**AIM**: Leave the pictures out and copy exactly the lines from the line containing "Emit a Python" to the line containing "from matplotlib.patches import Patch", both lines included.
** start AVAILABLE DATA **
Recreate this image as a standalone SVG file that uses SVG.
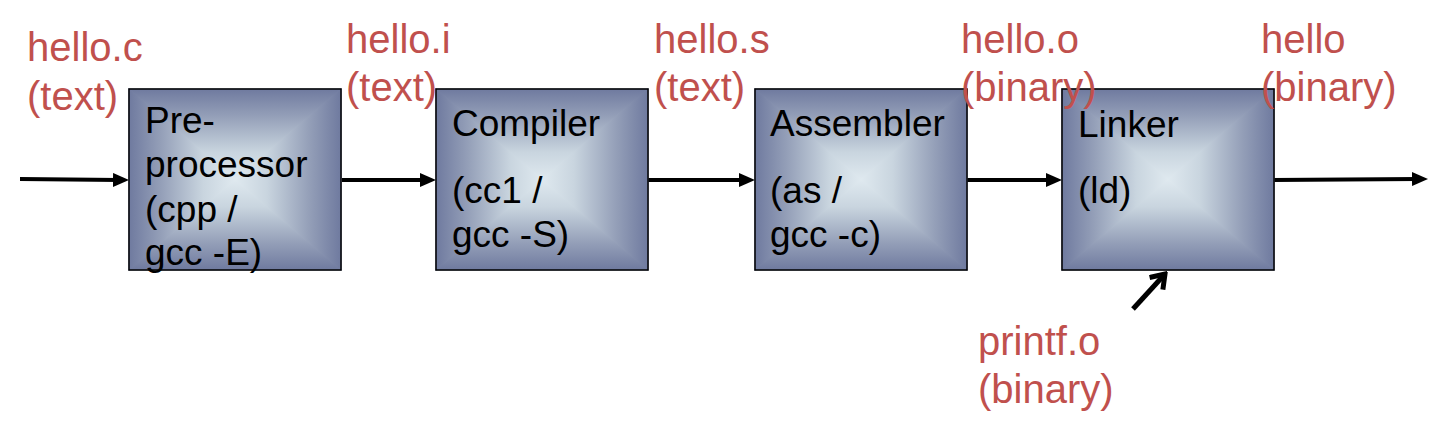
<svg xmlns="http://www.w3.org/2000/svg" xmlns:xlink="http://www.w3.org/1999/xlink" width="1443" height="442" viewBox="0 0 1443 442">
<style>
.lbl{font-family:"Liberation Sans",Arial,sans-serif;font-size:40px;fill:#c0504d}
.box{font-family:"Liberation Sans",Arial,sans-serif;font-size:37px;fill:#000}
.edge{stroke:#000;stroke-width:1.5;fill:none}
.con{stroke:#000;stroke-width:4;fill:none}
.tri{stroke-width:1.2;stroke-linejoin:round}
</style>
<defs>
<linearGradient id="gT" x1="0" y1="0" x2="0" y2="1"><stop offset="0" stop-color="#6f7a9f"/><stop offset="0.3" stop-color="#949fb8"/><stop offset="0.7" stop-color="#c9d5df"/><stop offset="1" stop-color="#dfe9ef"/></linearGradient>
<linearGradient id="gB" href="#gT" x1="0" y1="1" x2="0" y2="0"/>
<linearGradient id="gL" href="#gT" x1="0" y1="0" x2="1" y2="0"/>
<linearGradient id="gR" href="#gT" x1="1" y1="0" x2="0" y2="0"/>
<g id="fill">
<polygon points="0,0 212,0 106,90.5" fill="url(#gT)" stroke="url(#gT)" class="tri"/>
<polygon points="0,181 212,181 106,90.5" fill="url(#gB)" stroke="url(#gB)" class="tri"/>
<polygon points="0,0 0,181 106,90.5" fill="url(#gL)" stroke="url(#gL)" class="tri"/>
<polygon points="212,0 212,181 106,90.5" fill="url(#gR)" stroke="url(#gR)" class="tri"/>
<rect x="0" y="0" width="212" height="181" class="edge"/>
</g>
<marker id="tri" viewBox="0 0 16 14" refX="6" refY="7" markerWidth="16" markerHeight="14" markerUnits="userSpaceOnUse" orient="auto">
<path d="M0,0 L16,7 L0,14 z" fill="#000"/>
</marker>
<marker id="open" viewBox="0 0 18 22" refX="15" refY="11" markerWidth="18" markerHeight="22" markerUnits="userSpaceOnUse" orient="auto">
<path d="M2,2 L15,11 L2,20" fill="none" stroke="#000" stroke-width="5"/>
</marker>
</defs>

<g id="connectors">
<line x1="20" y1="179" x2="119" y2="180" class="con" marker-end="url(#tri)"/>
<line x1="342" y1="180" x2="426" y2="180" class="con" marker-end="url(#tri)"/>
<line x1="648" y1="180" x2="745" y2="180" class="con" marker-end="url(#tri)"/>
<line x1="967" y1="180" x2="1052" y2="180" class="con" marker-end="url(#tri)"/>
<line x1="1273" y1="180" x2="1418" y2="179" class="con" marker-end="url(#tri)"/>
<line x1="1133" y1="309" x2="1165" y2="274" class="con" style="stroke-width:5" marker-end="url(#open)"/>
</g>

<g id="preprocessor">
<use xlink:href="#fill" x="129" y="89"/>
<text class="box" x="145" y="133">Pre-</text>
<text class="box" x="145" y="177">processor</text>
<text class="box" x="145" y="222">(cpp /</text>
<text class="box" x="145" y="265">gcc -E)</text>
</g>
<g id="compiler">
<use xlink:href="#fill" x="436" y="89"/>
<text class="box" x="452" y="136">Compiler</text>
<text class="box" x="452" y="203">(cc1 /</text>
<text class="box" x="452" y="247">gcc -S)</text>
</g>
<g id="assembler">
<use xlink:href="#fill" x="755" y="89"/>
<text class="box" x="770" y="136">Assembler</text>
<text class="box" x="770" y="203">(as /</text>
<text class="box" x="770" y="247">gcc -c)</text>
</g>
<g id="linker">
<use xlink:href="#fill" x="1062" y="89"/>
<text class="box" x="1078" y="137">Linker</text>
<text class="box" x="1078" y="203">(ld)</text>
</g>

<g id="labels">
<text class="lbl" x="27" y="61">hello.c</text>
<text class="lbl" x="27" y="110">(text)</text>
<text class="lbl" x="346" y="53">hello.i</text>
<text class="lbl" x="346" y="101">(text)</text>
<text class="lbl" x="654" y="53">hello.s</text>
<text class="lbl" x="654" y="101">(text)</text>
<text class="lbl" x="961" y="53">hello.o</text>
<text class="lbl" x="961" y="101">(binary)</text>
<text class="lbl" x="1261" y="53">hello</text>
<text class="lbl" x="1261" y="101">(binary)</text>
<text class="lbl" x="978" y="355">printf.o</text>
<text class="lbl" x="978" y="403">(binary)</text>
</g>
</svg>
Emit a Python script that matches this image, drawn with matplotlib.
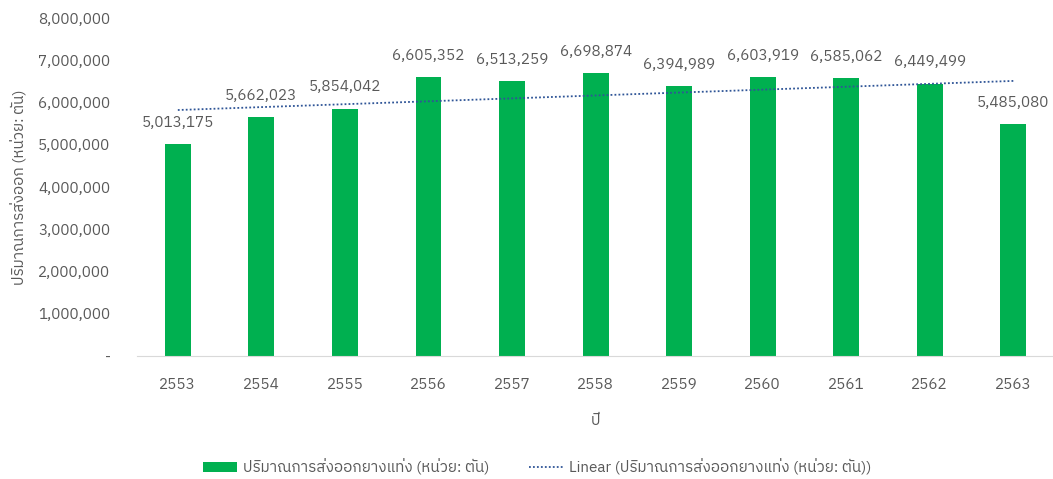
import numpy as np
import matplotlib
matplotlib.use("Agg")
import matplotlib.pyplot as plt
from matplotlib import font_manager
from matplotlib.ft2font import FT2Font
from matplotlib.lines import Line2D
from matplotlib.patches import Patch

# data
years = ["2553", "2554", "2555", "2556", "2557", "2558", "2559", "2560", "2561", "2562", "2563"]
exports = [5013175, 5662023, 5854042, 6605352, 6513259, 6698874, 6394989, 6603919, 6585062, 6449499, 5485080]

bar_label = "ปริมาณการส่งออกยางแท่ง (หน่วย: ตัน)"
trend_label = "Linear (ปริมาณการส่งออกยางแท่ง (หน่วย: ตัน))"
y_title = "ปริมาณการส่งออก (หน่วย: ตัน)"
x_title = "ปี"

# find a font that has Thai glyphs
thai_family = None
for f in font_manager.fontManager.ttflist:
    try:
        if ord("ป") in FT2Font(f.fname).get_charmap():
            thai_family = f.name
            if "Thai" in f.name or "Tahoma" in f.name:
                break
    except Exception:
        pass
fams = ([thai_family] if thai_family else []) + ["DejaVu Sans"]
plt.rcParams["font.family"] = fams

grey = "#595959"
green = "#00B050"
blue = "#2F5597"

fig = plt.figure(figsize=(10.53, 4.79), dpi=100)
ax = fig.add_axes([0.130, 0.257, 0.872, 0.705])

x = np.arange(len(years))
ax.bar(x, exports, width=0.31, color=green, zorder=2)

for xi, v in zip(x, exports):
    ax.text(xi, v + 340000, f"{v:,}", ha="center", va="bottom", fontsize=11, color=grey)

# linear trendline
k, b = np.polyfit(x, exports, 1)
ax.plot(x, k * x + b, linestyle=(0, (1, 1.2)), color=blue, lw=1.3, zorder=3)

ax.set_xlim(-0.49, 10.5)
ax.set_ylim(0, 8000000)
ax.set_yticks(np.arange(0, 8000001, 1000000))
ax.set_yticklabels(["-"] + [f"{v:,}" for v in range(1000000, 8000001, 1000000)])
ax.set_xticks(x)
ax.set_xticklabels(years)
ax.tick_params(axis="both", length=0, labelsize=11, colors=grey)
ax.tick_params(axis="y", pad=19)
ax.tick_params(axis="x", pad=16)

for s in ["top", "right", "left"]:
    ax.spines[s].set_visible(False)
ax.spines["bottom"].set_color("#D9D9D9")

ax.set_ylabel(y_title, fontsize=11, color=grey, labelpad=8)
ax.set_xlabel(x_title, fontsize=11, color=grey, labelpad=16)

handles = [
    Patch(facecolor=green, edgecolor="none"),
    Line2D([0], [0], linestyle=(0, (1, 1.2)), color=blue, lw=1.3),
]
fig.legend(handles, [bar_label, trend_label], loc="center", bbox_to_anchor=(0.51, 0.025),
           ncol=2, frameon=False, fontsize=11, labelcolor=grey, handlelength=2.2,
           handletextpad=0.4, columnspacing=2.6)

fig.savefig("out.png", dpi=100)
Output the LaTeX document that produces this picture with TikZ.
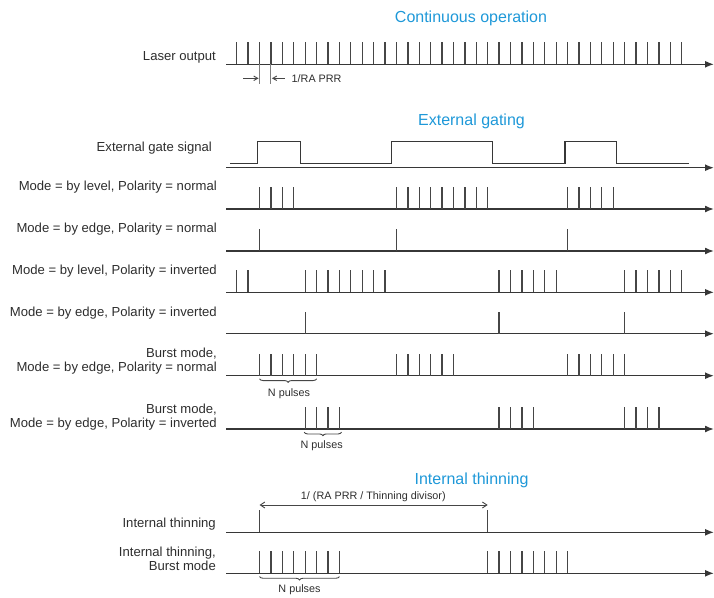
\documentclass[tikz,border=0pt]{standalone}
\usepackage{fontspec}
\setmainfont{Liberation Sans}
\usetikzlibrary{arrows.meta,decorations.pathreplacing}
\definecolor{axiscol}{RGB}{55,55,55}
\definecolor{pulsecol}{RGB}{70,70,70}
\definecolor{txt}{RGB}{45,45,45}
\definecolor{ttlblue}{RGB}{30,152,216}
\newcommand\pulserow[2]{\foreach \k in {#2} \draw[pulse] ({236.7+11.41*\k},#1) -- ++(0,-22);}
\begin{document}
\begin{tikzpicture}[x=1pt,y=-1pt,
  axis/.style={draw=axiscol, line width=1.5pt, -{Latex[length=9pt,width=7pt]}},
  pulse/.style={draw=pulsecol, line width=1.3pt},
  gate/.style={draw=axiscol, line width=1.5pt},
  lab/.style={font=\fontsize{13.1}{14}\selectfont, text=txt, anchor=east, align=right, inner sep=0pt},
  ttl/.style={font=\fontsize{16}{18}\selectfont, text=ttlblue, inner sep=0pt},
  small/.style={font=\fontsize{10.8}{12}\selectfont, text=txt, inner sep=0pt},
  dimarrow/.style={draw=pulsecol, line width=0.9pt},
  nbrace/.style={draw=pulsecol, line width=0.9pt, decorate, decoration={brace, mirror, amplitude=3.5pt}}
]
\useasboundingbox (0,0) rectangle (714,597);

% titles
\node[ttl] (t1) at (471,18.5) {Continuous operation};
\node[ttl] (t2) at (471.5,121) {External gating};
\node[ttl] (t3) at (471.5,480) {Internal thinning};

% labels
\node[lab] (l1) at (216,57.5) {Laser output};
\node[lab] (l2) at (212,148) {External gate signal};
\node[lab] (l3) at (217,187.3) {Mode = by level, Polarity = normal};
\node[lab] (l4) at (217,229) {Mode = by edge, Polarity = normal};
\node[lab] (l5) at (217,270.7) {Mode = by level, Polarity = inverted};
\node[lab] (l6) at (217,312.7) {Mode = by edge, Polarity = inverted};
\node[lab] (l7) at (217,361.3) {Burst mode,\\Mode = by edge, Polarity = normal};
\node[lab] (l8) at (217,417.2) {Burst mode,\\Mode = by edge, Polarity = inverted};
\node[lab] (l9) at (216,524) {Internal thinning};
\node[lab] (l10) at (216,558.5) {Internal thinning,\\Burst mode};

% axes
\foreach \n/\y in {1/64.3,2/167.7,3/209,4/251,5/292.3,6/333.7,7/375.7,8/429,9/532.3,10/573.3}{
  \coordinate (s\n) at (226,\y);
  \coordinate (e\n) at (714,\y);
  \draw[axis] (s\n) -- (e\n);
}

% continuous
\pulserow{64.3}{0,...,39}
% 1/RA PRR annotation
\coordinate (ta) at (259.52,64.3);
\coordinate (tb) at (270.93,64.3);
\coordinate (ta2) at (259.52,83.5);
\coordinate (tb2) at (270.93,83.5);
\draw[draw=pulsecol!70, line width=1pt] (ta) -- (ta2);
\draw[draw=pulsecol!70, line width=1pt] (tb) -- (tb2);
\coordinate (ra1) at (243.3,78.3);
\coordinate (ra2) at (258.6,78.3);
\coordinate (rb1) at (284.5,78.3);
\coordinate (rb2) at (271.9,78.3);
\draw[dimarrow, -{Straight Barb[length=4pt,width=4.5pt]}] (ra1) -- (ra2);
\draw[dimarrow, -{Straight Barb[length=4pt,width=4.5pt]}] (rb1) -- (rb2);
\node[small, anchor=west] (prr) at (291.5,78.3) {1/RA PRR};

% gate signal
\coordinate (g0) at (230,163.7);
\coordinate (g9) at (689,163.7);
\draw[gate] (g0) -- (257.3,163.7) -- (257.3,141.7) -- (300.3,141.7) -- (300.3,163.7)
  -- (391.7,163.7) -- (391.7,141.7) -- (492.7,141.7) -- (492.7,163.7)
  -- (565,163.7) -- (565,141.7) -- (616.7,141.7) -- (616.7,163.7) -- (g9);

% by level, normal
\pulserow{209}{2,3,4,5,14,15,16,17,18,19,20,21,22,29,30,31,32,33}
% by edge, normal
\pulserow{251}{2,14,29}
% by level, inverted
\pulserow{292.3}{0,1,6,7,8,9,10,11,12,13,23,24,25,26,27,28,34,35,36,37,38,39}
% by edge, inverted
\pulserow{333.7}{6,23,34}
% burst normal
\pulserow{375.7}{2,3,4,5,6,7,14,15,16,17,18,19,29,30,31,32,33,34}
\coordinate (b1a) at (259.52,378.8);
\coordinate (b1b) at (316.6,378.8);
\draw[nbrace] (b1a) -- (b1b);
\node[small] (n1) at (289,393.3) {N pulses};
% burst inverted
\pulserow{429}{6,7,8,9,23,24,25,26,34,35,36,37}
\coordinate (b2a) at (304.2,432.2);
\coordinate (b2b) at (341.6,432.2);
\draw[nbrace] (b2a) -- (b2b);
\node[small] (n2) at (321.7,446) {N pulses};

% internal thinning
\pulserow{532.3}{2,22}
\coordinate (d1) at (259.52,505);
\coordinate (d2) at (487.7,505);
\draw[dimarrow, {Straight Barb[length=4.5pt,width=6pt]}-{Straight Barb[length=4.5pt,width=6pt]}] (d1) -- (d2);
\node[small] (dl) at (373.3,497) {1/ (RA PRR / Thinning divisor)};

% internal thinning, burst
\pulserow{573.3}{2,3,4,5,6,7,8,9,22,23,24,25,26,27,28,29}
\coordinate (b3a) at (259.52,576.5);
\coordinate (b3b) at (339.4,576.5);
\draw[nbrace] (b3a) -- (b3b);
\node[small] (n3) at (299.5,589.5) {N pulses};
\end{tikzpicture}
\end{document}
** end AVAILABLE DATA **
**TASK RESULT**:
Emit a Python script that matches this image, drawn with matplotlib.
import numpy as np
import matplotlib
matplotlib.use("Agg")
import matplotlib.pyplot as plt
from matplotlib import font_manager
from matplotlib.ft2font import FT2Font
from matplotlib.lines import Line2D
from matplotlib.patches import Patch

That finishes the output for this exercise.